**Required work:** Give an exact copy of every line, leaving images out.

# START OF Information shown

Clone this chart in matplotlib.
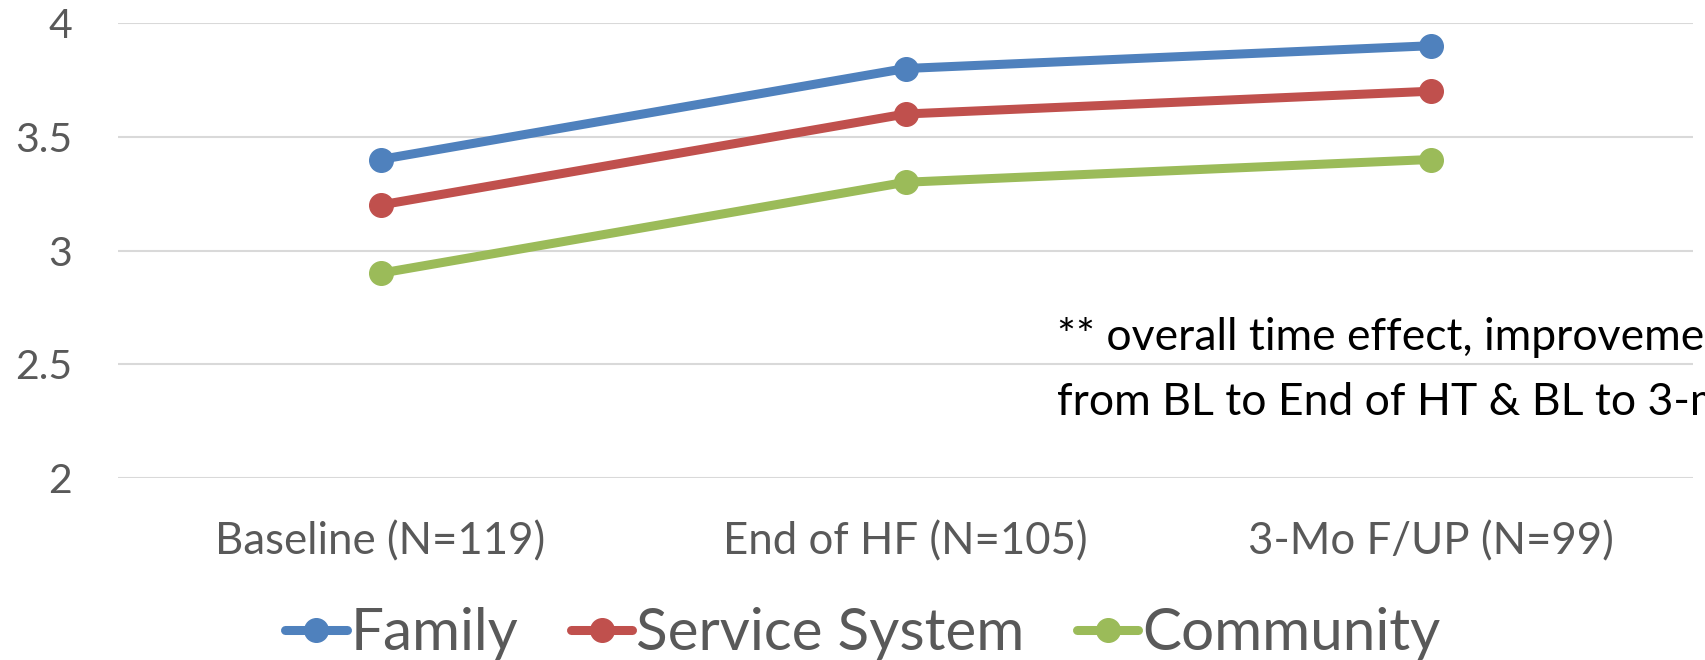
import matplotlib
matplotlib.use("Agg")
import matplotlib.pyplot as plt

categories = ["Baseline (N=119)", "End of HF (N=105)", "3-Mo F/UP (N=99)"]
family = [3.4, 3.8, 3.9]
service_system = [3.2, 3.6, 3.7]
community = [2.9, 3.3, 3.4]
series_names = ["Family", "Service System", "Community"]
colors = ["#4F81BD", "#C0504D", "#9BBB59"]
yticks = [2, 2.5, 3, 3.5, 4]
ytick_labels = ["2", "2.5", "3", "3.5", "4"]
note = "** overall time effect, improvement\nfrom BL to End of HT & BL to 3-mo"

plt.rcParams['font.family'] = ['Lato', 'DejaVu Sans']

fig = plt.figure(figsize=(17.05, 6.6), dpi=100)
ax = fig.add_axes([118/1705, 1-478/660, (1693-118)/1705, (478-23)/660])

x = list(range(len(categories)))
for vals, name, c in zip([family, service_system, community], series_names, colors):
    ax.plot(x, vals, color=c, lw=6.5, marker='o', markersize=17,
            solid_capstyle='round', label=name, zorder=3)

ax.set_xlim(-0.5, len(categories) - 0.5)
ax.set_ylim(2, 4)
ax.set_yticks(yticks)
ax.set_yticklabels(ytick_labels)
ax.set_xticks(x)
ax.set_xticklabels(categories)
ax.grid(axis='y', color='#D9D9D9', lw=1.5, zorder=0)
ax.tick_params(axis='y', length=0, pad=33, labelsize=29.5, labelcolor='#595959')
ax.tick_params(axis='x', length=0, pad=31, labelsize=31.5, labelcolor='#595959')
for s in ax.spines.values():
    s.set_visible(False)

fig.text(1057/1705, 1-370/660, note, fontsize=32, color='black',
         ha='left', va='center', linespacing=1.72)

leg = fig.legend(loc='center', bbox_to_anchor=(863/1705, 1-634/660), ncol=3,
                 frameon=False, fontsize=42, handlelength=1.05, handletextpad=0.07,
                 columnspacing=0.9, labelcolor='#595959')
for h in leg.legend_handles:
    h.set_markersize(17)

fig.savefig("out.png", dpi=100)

# END OF Information shown

**Task response:**
Clone this chart in matplotlib.
import matplotlib
matplotlib.use("Agg")
import matplotlib.pyplot as plt

categories = ["Baseline (N=119)", "End of HF (N=105)", "3-Mo F/UP (N=99)"]
family = [3.4, 3.8, 3.9]
service_system = [3.2, 3.6, 3.7]
community = [2.9, 3.3, 3.4]
series_names = ["Family", "Service System", "Community"]
colors = ["#4F81BD", "#C0504D", "#9BBB59"]
yticks = [2, 2.5, 3, 3.5, 4]
ytick_labels = ["2", "2.5", "3", "3.5", "4"]
note = "** overall time effect, improvement\nfrom BL to End of HT & BL to 3-mo"

plt.rcParams['font.family'] = ['Lato', 'DejaVu Sans']

fig = plt.figure(figsize=(17.05, 6.6), dpi=100)
ax = fig.add_axes([118/1705, 1-478/660, (1693-118)/1705, (478-23)/660])

x = list(range(len(categories)))
for vals, name, c in zip([family, service_system, community], series_names, colors):
    ax.plot(x, vals, color=c, lw=6.5, marker='o', markersize=17,
            solid_capstyle='round', label=name, zorder=3)

ax.set_xlim(-0.5, len(categories) - 0.5)
ax.set_ylim(2, 4)
ax.set_yticks(yticks)
ax.set_yticklabels(ytick_labels)
ax.set_xticks(x)
ax.set_xticklabels(categories)
ax.grid(axis='y', color='#D9D9D9', lw=1.5, zorder=0)
ax.tick_params(axis='y', length=0, pad=33, labelsize=29.5, labelcolor='#595959')
ax.tick_params(axis='x', length=0, pad=31, labelsize=31.5, labelcolor='#595959')
for s in ax.spines.values():
    s.set_visible(False)

fig.text(1057/1705, 1-370/660, note, fontsize=32, color='black',
         ha='left', va='center', linespacing=1.72)

leg = fig.legend(loc='center', bbox_to_anchor=(863/1705, 1-634/660), ncol=3,
                 frameon=False, fontsize=42, handlelength=1.05, handletextpad=0.07,
                 columnspacing=0.9, labelcolor='#595959')
for h in leg.legend_handles:
    h.set_markersize(17)

fig.savefig("out.png", dpi=100)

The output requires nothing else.